Direction: Return, exactly as written, the lines that start at the one holding "Recreate this image as a web page that uses D3.js." and end at the one holding "const r = d3.scaleLinear().domain([0, 3]).range([0, 206]);", with both of those lines kept. Skip any pictures.

Record extracts:
* * *

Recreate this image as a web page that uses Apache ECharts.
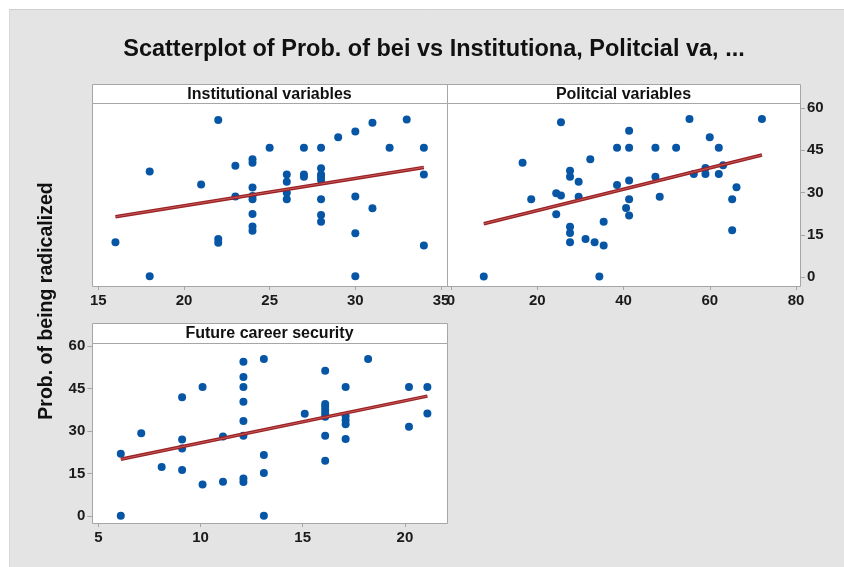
<!DOCTYPE html>
<html>
<head>
<meta charset="utf-8">
<script src="https://cdn.jsdelivr.net/npm/echarts@6/dist/echarts.min.js"></script>
<style>
  html, body { margin: 0; padding: 0; background: #fff; }
  #box { width: 844px; height: 567px; }
</style>
</head>
<body>
<div id="box"></div>
<script>
// panel titles and tick labels
var panelNames = ['Institutional variables', 'Politcial variables', 'Future career security'];
var instTicks = [15, 20, 25, 30, 35];
var polTicks = [0, 20, 40, 60, 80];
var carTicks = [5, 10, 15, 20];
var probTicks = [0, 15, 30, 45, 60];

// Institutional variables
var instX = [22, 18, 16, 18, 21, 22, 22, 23, 23, 24, 24, 24, 24, 24, 24, 24, 24, 25, 26, 26, 26, 26, 27, 27, 27,
    28, 28, 28, 28, 28, 28, 28, 28, 29, 30, 30, 30, 30, 31, 31, 32, 33, 34, 34, 34];
var instY = [55.7, 37.5, 12.3, 0.3, 32.8, 13.5, 12.2, 39.5, 28.6, 41.8, 40.6, 31.8, 28.8, 27.6, 22.4, 17.9, 16.4, 45.9,
    36.4, 33.8, 29.9, 27.6, 45.9, 36.4, 35.6, 45.9, 38.6, 36.4, 35.6, 34.4, 27.6, 22.0, 19.6, 49.6, 51.7, 28.6, 15.5,
    0.3, 54.8, 24.4, 45.9, 55.9, 45.9, 36.4, 11.2];
var instFitX = [16, 34];
var instFitY = [21.4, 38.9];

// Politcial variables
var polX = [7.6, 16.6, 18.6, 24.4, 25.5, 24.4, 25.5, 27.6, 27.6, 27.6, 27.6, 27.6, 29.6, 29.6, 31.2, 32.3, 33.3, 34.4,
    35.4, 35.4, 38.5, 38.5, 40.6, 41.3, 41.3, 41.3, 41.3, 41.3, 47.4, 47.4, 48.4, 52.2, 55.3, 56.3, 59.0, 59.0, 60.0,
    62.1, 62.1, 63.1, 65.2, 65.2, 66.2, 72.1];
var polY = [0.2, 40.6, 27.6, 29.7, 28.9, 22.3, 54.9, 37.7, 35.6, 17.8, 15.6, 12.3, 33.8, 28.5, 13.5, 41.8, 12.3, 0.2,
    19.6, 11.2, 45.9, 32.7, 24.5, 51.9, 45.9, 34.3, 27.6, 21.8, 45.9, 35.6, 28.5, 45.9, 56.1, 36.6, 38.7, 36.6, 49.6,
    45.9, 36.6, 39.7, 27.6, 16.6, 31.9, 56.1];
var polFitX = [7.6, 72.1];
var polFitY = [18.9, 43.3];

// Future career security
var carX = [6.1, 6.1, 7.1, 8.1, 9.1, 9.1, 9.1, 9.1, 10.1, 10.1, 11.1, 11.1, 12.1, 12.1, 12.1, 12.1, 12.1, 12.1, 12.1,
    12.1, 13.1, 13.1, 13.1, 13.1, 15.1, 16.1, 16.1, 16.1, 16.1, 16.1, 16.1, 16.1, 16.1, 17.1, 17.1, 17.1, 17.1, 17.1,
    18.2, 20.2, 20.2, 21.1, 21.1];
var carY = [22.0, 0.1, 29.2, 17.3, 41.9, 27.0, 23.8, 16.2, 45.5, 11.1, 28.1, 12.1, 54.4, 49.1, 45.5, 40.3, 33.5, 28.3,
    13.2, 12.0, 55.4, 21.5, 15.2, 0.1, 36.1, 51.3, 39.5, 38.6, 37.4, 36.2, 35.0, 28.3, 19.5, 45.5, 35.3, 33.8, 32.4,
    27.2, 55.4, 45.5, 31.5, 45.5, 36.2];
var carFitX = [6.1, 21.1];
var carFitY = [20.0, 42.3];

function pairs(xs, ys) {
    var list = [];
    for (var i = 0; i < xs.length; i++) {
        list.push([xs[i], ys[i]]);
    }
    return list;
}

var dotColor = '#0756a6';
var edge = '#a6a6a6';
var labelStyle = { color: '#1a1a1a', fontSize: 15, fontWeight: 'bold', fontFamily: 'Liberation Sans' };

// axes start at the first tick; offset pushes them out to the panel frame
function xAxisFor(idx, ticks, max, off) {
    return {
        type: 'value', gridIndex: idx,
        min: ticks[0], max: max,
        offset: off,
        splitLine: { show: false },
        axisLine: { show: false, onZero: false },
        axisTick: { show: true, length: 4, customValues: ticks, lineStyle: { color: edge } },
        axisLabel: Object.assign({ margin: 7, customValues: ticks, hideOverlap: false }, labelStyle)
    };
}

function yAxisFor(idx, pos, off, visible) {
    return {
        type: 'value', gridIndex: idx,
        min: probTicks[0], max: probTicks[probTicks.length - 1], interval: probTicks[1] - probTicks[0],
        position: pos, offset: off, show: visible,
        splitLine: { show: false },
        axisLine: { show: false, onZero: false },
        axisTick: { show: true, length: 5, lineStyle: { color: edge } },
        axisLabel: Object.assign({ margin: 7, showMinLabel: true, showMaxLabel: true }, labelStyle)
    };
}

function scatter(idx, data) {
    return {
        type: 'scatter', xAxisIndex: idx, yAxisIndex: idx, data: data,
        symbol: 'circle', symbolSize: 8, clip: false,
        itemStyle: { color: dotColor, opacity: 1 },
        z: 3
    };
}

// fitted line: dark red band with a lighter core
function fit(idx, data) {
    return [{
        type: 'line', xAxisIndex: idx, yAxisIndex: idx, data: data,
        showSymbol: false, symbol: 'none', silent: true, clip: false,
        lineStyle: { color: '#9a2024', width: 3.5 },
        z: 4
    }, {
        type: 'line', xAxisIndex: idx, yAxisIndex: idx, data: data,
        showSymbol: false, symbol: 'none', silent: true, clip: false,
        lineStyle: { color: '#c65a58', width: 1 },
        z: 5
    }];
}

// white data region with its caption strip above
function panel(x, y, w, h, stripH, text) {
    return [{
        type: 'rect', z: 0, shape: { x: x + 0.5, y: y + stripH + 0.5, width: w, height: h },
        style: { fill: '#fff', stroke: edge, lineWidth: 1 }
    }, {
        type: 'rect', z: 0, shape: { x: x + 0.5, y: y + 0.5, width: w, height: stripH },
        style: { fill: '#fff', stroke: edge, lineWidth: 1 }
    }, {
        type: 'text', z: 1, x: x + w / 2, y: y + stripH / 2 + 1,
        style: {
            text: text, fill: '#111', fontSize: 16, fontWeight: 'bold', fontFamily: 'Liberation Sans',
            align: 'center', verticalAlign: 'middle'
        }
    }];
}

var myChart = echarts.init(document.getElementById('box'));

var option = {
    backgroundColor: '#e4e4e4',
    animation: false,
    grid: [
        { left: 98.3, top: 108, width: 342.7, height: 169 },
        { left: 451, top: 108, width: 345, height: 169 },
        { left: 98.3, top: 346, width: 348.5, height: 170 }
    ],
    xAxis: [
        xAxisFor(0, instTicks, 35, 9),
        xAxisFor(1, polTicks, 80, 9),
        xAxisFor(2, carTicks, 22.05, 7)
    ],
    yAxis: [
        yAxisFor(0, 'left', 6, false),
        yAxisFor(1, 'right', 4, true),
        yAxisFor(2, 'left', 6, true)
    ],
    series: [
        scatter(0, pairs(instX, instY)),
        scatter(1, pairs(polX, polY)),
        scatter(2, pairs(carX, carY))
    ].concat(fit(0, pairs(instFitX, instFitY)))
     .concat(fit(1, pairs(polFitX, polFitY)))
     .concat(fit(2, pairs(carFitX, carFitY))),
    graphic: [
        // white margin at top and left like the exported picture
        { type: 'rect', shape: { x: 0, y: 0, width: 844, height: 9 }, style: { fill: '#fff' } },
        { type: 'rect', shape: { x: 0, y: 0, width: 9, height: 567 }, style: { fill: '#fff' } },
        { type: 'line', shape: { x1: 9, y1: 9.5, x2: 844, y2: 9.5 }, style: { stroke: '#cfcfcf', lineWidth: 1 } },
        { type: 'line', shape: { x1: 9.5, y1: 9, x2: 9.5, y2: 567 }, style: { stroke: '#d8d8d8', lineWidth: 1 } },
        {
            type: 'text', x: 434, y: 50,
            style: {
                text: 'Scatterplot of Prob. of bei vs Institutiona, Politcial va, ...',
                fill: '#111', fontSize: 23.5, fontWeight: 'bold', fontFamily: 'Liberation Sans',
                align: 'center', verticalAlign: 'middle'
            }
        },
        {
            type: 'text', x: 47, y: 301, rotation: Math.PI / 2,
            style: {
                text: 'Prob. of being radicalized',
                fill: '#111', fontSize: 19.5, fontWeight: 'bold', fontFamily: 'Liberation Sans',
                align: 'center', verticalAlign: 'middle'
            }
        }
    ].concat(panel(92, 84, 355, 183, 19, panelNames[0]))
     .concat(panel(447, 84, 353, 183, 19, panelNames[1]))
     .concat(panel(92, 323, 355, 180, 20, panelNames[2]))
};

myChart.setOption(option);
</script>
</body>
</html>
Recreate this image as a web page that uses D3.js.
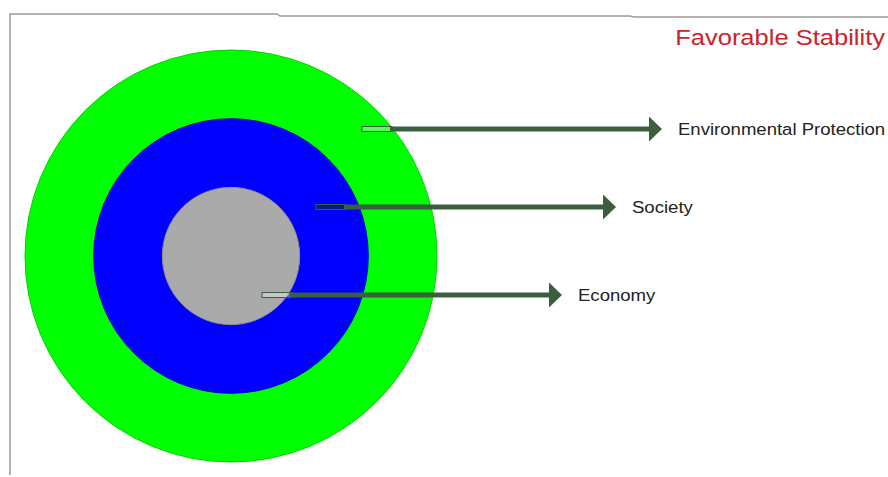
<!DOCTYPE html>
<html>
<head>
<meta charset="utf-8">
<script src="https://cdn.jsdelivr.net/npm/d3@7"></script>
<style>
  body { margin: 0; background: #fff; }
  svg { display: block; font-family: "Liberation Sans", Arial, sans-serif; }
</style>
</head>
<body>
<div id="chart"></div>
<script>
// Nested rings: outermost first
const rings = ['Environmental Protection', 'Society', 'Economy'];
const ringLevels = [3, 2, 1];
const ringColors = ['#00ff00', '#0000ff', '#aaaaaa'];
const title = 'Favorable Stability';

const width = 888, height = 477;
const cx = 231, cy = 256;
const stretch = 1.16; // text in the source is a bit wide

const svg = d3.select('#chart')
  .append('svg')
  .attr('width', width)
  .attr('height', height);

// frame lines (scanned look)
svg.append('path')
  .attr('d', 'M10,475 L10,14 L277,14 L280,16 L630,16 L634,17 L888,17')
  .attr('fill', 'none')
  .attr('stroke', '#9a9a9a')
  .attr('stroke-width', 1.5);

// ring radius scale
const r = d3.scaleLinear().domain([0, 3]).range([0, 206]);

svg.selectAll('.ring')
  .data(rings)
  .enter()
  .append('circle')
  .attr('class', 'ring')
  .attr('cx', cx)
  .attr('cy', cy)
  .attr('r', (d, i) => r(ringLevels[i]))
  .attr('fill', (d, i) => ringColors[i])
  .attr('stroke', (d, i) => d3.color(ringColors[i]).darker(0.5))
  .attr('stroke-width', 1);

// arrows: start inside each ring, run right
const arrowY = d3.scaleOrdinal().domain(rings).range([129, 207, 295]);
const arrowX0 = d3.scaleOrdinal().domain(rings).range([362, 316, 262]);
const arrowLen = 300;
const green = '#3b5e3f';

const arrows = svg.selectAll('.arrow')
  .data(rings)
  .enter()
  .append('g')
  .attr('class', 'arrow')
  .attr('transform', d => `translate(${arrowX0(d)},${arrowY(d)})`);

// hollow tail
arrows.append('rect')
  .attr('x', 0)
  .attr('y', -2.5)
  .attr('width', 30)
  .attr('height', 5)
  .attr('fill', (d, i) => i === 1 ? 'rgba(20,40,60,0.6)' : 'rgba(255,255,255,0.35)')
  .attr('stroke', green)
  .attr('stroke-width', 1);

// solid shaft
arrows.append('rect')
  .attr('x', 28)
  .attr('y', -2.5)
  .attr('width', arrowLen - 40)
  .attr('height', 5)
  .attr('fill', green);

// head
arrows.append('path')
  .attr('d', `M${arrowLen - 13},-12.5 L${arrowLen},0 L${arrowLen - 13},12.5 Z`)
  .attr('fill', green);

arrows.append('text')
  .attr('transform', `translate(${arrowLen + 16},6) scale(${stretch},1)`)
  .attr('font-size', 16)
  .attr('fill', '#222')
  .text(d => d);

svg.append('text')
  .attr('transform', `translate(885,45) scale(${stretch},1)`)
  .attr('text-anchor', 'end')
  .attr('font-size', 22)
  .attr('fill', '#cc2229')
  .text(title);
</script>
</body>
</html>
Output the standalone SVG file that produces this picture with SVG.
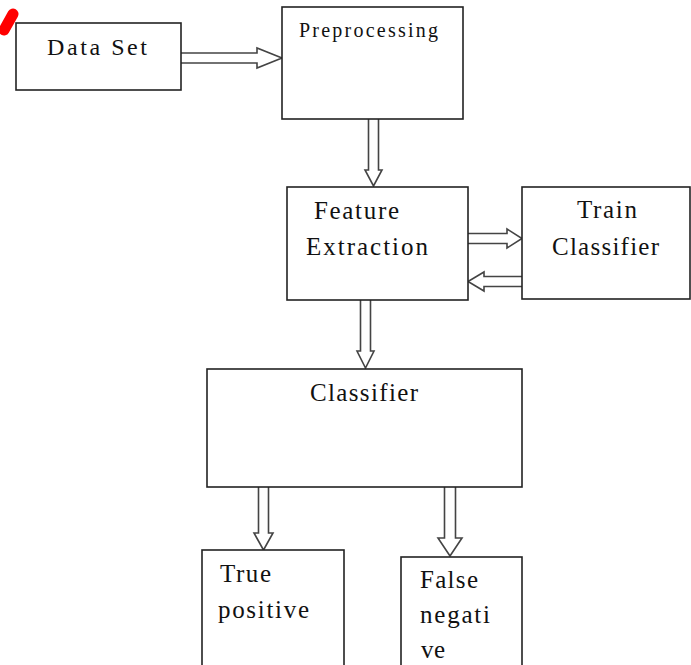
<svg xmlns="http://www.w3.org/2000/svg" width="691" height="665" viewBox="0 0 691 665">
<style>
.box{fill:#fff;stroke:#222;stroke-width:1.6}
.arr{fill:#fff;stroke:#444;stroke-width:1.6;stroke-linejoin:miter}
.t{font-family:'Liberation Serif','DejaVu Serif','Times New Roman',serif;fill:#111;font-size:25px}
</style>
<rect width="691" height="665" fill="#fff"/>
<line x1="4" y1="30" x2="13" y2="14" stroke="#f00" stroke-width="11" stroke-linecap="round"/>
<g id="connectors">
<path class="arr" d="M181,53 L257,53 L257,48 L282,58 L257,68 L257,63 L181,63"/>
<path class="arr" d="M368.5,119 L368.5,170 L365,170 L373.5,186 L382,170 L378.5,170 L378.5,119"/>
<path class="arr" d="M468,233.5 L507,233.5 L507,229 L522,238.5 L507,248 L507,243.5 L468,243.5"/>
<path class="arr" d="M522,276.5 L484,276.5 L484,272 L468,281.5 L484,291 L484,286.5 L522,286.5"/>
<path class="arr" d="M360.5,300 L360.5,351 L357,351 L365.5,368 L374,351 L370.5,351 L370.5,300"/>
<path class="arr" d="M258.5,487 L258.5,533 L254,533 L263.5,550 L273,533 L268.5,533 L268.5,487"/>
<path class="arr" d="M444.5,487 L444.5,538 L438,538 L450,556 L462,538 L455.5,538 L455.5,487"/>
</g>
<g id="data-set">
<rect class="box" x="16" y="23" width="165" height="67"/>
<text class="t" x="47" y="55" style="font-size:24px" textLength="100" lengthAdjust="spacing">Data Set</text>
</g>
<g id="preprocessing">
<rect class="box" x="282" y="7" width="181" height="112"/>
<text class="t" x="299" y="37" style="font-size:20px" textLength="139" lengthAdjust="spacing">Preprocessing</text>
</g>
<g id="feature-extraction">
<rect class="box" x="287" y="187" width="181" height="113"/>
<text class="t" x="314" y="219" textLength="85" lengthAdjust="spacing">Feature</text>
<text class="t" x="306" y="255" textLength="122" lengthAdjust="spacing">Extraction</text>
</g>
<g id="train-classifier">
<rect class="box" x="522" y="187" width="168" height="112"/>
<text class="t" x="577" y="218" textLength="60" lengthAdjust="spacing">Train</text>
<text class="t" x="552" y="255" textLength="107" lengthAdjust="spacing">Classifier</text>
</g>
<g id="classifier">
<rect class="box" x="207" y="369" width="315" height="118"/>
<text class="t" x="310" y="401" textLength="108" lengthAdjust="spacing">Classifier</text>
</g>
<g id="true-positive">
<rect class="box" x="202" y="550" width="142" height="130"/>
<text class="t" x="220" y="582" textLength="51" lengthAdjust="spacing">True</text>
<text class="t" x="218" y="618" textLength="91" lengthAdjust="spacing">positive</text>
</g>
<g id="false-negative">
<rect class="box" x="401" y="557" width="121" height="130"/>
<text class="t" x="420" y="588" textLength="58" lengthAdjust="spacing">False</text>
<text class="t" x="420" y="623" textLength="70" lengthAdjust="spacing">negati</text>
<text class="t" x="421" y="658" textLength="24" lengthAdjust="spacing">ve</text>
</g>
</svg>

* * *

Solution:
Recreate this image as a web page that uses D3.js.
<!DOCTYPE html>
<html>
<head>
<meta charset="utf-8">
<script src="https://cdn.jsdelivr.net/npm/d3@7"></script>
<style>
  body { margin: 0; background: #fff; }
  svg { display: block; font-family: "Liberation Sans", Arial, sans-serif; }
</style>
</head>
<body>
<div id="chart"></div>
<script>
// Nested rings: outermost first
const rings = ['Environmental Protection', 'Society', 'Economy'];
const ringLevels = [3, 2, 1];
const ringColors = ['#00ff00', '#0000ff', '#aaaaaa'];
const title = 'Favorable Stability';

const width = 888, height = 477;
const cx = 231, cy = 256;
const stretch = 1.16; // text in the source is a bit wide

const svg = d3.select('#chart')
  .append('svg')
  .attr('width', width)
  .attr('height', height);

// frame lines (scanned look)
svg.append('path')
  .attr('d', 'M10,475 L10,14 L277,14 L280,16 L630,16 L634,17 L888,17')
  .attr('fill', 'none')
  .attr('stroke', '#9a9a9a')
  .attr('stroke-width', 1.5);

// ring radius scale
const r = d3.scaleLinear().domain([0, 3]).range([0, 206]);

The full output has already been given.